* [SHORT TASK]:
Keep every line where the word "matplotlib" appears; drop the rest.

* [SOURCE DATA]:
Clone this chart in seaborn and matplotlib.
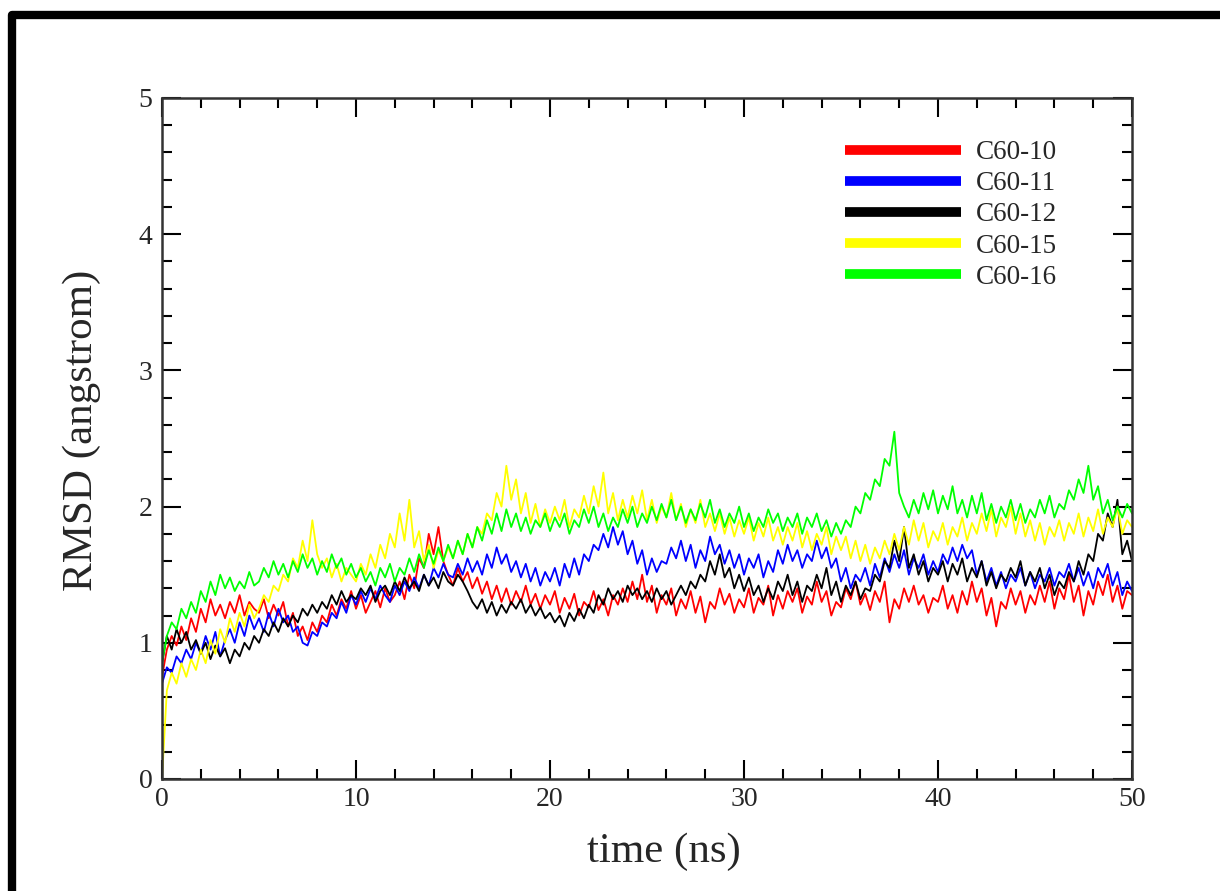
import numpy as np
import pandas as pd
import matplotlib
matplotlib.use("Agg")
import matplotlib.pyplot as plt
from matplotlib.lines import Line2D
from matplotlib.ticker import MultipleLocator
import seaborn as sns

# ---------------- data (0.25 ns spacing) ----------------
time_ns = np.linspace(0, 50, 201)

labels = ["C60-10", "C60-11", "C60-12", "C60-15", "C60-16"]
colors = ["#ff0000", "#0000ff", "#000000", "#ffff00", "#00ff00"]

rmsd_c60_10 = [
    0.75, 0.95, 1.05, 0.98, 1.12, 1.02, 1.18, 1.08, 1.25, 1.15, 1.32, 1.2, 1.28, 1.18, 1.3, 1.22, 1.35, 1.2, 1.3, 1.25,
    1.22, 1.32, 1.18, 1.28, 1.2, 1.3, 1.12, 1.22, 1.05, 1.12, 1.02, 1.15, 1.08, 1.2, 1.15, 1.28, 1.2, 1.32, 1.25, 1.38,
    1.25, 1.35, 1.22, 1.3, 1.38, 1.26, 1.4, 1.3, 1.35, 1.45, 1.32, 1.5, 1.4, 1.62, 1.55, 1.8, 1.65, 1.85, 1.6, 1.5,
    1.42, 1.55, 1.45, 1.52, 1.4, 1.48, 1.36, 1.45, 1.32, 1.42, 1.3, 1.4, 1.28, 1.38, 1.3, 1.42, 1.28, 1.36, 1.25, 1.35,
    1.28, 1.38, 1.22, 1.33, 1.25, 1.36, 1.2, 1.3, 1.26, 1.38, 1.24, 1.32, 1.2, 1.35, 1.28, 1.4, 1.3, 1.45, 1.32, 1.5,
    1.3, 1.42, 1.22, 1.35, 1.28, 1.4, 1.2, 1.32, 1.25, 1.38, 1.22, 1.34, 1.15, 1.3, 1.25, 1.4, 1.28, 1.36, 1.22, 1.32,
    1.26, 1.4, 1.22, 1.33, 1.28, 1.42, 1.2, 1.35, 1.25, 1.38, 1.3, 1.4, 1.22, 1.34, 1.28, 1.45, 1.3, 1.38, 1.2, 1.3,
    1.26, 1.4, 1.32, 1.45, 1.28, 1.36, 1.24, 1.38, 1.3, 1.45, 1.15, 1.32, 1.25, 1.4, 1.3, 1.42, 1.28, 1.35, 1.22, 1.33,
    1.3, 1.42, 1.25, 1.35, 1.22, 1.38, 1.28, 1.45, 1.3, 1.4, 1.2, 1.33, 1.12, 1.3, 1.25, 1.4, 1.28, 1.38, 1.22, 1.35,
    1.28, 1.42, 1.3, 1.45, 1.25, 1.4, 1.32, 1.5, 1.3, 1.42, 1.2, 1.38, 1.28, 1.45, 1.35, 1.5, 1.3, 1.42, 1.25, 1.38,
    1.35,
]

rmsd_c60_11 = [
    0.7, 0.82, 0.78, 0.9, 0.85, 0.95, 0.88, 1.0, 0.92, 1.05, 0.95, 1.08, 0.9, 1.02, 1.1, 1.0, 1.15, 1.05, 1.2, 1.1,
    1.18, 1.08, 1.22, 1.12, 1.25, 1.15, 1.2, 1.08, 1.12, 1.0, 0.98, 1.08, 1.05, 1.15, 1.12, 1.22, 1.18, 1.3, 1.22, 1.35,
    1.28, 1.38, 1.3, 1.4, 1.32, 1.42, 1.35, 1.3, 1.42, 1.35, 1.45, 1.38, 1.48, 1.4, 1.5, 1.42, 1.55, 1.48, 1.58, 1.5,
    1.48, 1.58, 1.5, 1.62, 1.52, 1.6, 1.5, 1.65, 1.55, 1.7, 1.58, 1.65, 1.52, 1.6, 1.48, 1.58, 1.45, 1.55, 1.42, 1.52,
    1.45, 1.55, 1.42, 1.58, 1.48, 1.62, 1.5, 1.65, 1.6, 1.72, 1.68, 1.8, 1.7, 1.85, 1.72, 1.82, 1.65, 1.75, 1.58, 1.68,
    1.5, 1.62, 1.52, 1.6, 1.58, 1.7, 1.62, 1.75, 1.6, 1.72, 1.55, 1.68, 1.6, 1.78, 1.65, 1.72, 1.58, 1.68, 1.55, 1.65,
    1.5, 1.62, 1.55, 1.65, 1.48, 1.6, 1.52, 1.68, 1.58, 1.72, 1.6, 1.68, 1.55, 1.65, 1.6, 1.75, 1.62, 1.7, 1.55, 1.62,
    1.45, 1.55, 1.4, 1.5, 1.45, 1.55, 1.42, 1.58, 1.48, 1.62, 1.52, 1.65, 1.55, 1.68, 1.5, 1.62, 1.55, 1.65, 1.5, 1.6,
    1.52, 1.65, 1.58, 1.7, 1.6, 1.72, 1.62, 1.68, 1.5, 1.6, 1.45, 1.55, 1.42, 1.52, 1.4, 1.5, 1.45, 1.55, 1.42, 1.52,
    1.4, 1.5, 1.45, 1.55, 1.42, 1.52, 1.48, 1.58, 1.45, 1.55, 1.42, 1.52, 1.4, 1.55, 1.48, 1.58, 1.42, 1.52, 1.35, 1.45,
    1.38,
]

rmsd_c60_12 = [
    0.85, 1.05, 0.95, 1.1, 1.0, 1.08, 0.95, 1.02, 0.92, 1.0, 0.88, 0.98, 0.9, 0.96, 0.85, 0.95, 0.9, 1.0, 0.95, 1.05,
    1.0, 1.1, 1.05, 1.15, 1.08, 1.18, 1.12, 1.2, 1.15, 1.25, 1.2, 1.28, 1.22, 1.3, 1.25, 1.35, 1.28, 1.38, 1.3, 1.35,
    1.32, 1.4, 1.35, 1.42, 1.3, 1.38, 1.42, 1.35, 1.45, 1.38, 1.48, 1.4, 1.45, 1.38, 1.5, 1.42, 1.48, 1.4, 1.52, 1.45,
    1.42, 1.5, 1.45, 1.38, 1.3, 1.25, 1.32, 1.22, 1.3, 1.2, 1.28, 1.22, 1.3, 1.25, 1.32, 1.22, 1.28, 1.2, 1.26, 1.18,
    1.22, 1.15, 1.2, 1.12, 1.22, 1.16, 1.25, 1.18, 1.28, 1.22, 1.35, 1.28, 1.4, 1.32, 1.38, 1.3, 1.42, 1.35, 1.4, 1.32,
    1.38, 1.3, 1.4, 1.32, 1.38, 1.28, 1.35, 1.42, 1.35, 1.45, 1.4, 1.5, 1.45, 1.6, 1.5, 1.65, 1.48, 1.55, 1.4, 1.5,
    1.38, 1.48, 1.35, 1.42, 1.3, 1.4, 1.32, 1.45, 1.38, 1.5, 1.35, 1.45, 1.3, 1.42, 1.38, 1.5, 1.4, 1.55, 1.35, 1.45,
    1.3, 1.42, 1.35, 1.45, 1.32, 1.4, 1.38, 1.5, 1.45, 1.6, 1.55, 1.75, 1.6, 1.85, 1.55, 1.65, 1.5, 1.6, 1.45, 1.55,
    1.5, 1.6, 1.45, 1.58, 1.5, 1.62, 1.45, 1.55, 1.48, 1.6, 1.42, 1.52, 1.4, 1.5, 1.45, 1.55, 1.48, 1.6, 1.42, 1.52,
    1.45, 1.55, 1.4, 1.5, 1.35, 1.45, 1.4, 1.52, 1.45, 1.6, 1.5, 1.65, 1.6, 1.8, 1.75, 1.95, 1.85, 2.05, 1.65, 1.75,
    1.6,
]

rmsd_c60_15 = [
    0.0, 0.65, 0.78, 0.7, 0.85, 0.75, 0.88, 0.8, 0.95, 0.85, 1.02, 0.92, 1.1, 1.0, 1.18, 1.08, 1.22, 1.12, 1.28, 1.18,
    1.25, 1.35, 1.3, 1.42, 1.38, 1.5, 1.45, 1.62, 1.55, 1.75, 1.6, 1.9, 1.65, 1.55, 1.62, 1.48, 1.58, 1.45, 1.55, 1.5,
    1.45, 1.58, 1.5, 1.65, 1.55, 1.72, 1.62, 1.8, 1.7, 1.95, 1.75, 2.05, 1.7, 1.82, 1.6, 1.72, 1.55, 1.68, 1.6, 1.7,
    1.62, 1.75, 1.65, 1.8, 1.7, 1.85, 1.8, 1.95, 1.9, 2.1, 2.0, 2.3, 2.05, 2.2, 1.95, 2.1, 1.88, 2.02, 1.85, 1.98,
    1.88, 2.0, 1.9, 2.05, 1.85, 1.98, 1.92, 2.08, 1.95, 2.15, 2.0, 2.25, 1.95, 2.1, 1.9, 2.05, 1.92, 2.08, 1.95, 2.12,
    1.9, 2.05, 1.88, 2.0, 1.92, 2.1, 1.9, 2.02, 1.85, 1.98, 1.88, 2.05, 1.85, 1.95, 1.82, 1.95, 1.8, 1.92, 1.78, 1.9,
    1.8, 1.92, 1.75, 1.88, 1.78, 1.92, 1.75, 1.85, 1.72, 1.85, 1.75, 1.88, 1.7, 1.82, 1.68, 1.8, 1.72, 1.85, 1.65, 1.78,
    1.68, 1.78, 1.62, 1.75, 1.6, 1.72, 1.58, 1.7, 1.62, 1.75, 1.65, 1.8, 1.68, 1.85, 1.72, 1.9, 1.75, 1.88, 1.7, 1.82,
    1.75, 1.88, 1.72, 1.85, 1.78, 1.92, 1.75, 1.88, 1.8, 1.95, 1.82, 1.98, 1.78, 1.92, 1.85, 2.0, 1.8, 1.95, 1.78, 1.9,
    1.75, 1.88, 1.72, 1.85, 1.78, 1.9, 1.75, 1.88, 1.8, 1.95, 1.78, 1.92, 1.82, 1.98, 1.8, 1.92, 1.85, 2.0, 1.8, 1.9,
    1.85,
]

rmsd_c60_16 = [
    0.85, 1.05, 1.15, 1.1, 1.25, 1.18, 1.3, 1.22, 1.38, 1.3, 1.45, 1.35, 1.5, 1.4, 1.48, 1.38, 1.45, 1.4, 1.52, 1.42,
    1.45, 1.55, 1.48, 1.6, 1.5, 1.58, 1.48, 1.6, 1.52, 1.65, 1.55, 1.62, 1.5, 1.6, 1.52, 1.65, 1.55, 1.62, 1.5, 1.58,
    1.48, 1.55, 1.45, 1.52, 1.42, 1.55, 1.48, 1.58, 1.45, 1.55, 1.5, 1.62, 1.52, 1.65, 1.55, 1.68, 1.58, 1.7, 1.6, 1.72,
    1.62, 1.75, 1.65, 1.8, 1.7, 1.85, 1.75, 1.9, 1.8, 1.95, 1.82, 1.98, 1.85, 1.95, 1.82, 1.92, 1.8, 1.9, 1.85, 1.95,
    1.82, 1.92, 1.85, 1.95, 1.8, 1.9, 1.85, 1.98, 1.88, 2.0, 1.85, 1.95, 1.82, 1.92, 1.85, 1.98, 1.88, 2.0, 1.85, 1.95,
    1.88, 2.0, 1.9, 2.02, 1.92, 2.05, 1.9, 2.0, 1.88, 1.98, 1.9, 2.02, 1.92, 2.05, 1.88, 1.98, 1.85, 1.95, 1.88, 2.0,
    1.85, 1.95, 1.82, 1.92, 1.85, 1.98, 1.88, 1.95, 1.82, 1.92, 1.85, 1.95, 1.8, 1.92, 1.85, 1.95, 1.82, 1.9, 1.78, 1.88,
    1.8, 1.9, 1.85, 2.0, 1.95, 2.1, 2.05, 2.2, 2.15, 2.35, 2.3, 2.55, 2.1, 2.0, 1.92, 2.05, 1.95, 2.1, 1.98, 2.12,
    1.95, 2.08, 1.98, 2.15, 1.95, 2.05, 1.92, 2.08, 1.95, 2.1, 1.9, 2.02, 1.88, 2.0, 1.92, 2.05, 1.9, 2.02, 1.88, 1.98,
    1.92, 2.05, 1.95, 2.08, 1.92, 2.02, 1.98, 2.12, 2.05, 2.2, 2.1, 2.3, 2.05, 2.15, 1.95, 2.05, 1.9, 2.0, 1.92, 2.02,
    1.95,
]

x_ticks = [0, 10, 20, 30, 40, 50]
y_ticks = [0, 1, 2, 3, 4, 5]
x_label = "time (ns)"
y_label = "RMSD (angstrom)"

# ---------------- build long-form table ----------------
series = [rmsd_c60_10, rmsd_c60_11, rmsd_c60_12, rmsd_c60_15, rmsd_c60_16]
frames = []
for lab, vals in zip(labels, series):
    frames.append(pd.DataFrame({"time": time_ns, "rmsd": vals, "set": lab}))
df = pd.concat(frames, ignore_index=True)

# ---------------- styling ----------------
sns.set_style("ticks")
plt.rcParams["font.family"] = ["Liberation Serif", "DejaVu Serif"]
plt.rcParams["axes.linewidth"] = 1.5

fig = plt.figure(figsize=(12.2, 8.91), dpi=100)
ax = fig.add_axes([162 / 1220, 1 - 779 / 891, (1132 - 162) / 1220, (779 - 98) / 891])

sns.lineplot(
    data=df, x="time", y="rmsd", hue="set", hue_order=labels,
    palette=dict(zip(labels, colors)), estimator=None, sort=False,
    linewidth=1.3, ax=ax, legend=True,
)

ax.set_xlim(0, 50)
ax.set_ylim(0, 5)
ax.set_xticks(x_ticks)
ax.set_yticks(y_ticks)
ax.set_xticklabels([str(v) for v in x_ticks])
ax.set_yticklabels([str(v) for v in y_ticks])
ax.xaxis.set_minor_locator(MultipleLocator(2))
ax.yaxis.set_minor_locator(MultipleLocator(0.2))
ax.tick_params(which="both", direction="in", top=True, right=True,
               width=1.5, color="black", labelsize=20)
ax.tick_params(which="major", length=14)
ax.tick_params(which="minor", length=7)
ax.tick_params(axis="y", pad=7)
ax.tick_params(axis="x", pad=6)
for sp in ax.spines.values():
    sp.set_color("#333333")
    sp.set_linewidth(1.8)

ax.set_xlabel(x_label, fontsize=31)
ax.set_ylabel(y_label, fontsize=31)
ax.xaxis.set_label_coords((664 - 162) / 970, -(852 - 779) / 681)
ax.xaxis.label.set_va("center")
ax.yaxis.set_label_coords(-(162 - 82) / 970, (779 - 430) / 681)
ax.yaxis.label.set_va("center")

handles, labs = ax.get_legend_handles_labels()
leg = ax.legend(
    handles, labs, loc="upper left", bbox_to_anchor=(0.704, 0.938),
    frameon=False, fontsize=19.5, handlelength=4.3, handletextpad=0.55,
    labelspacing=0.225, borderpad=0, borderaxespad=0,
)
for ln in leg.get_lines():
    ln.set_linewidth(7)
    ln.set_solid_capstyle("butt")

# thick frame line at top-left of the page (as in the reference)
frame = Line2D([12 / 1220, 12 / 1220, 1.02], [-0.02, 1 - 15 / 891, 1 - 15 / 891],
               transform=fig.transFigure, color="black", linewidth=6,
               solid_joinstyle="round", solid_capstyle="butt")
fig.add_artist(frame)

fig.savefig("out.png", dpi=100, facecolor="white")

* [TASK RESPONSE]:
Clone this chart in seaborn and matplotlib.
import matplotlib
matplotlib.use("Agg")
import matplotlib.pyplot as plt
from matplotlib.lines import Line2D
from matplotlib.ticker import MultipleLocator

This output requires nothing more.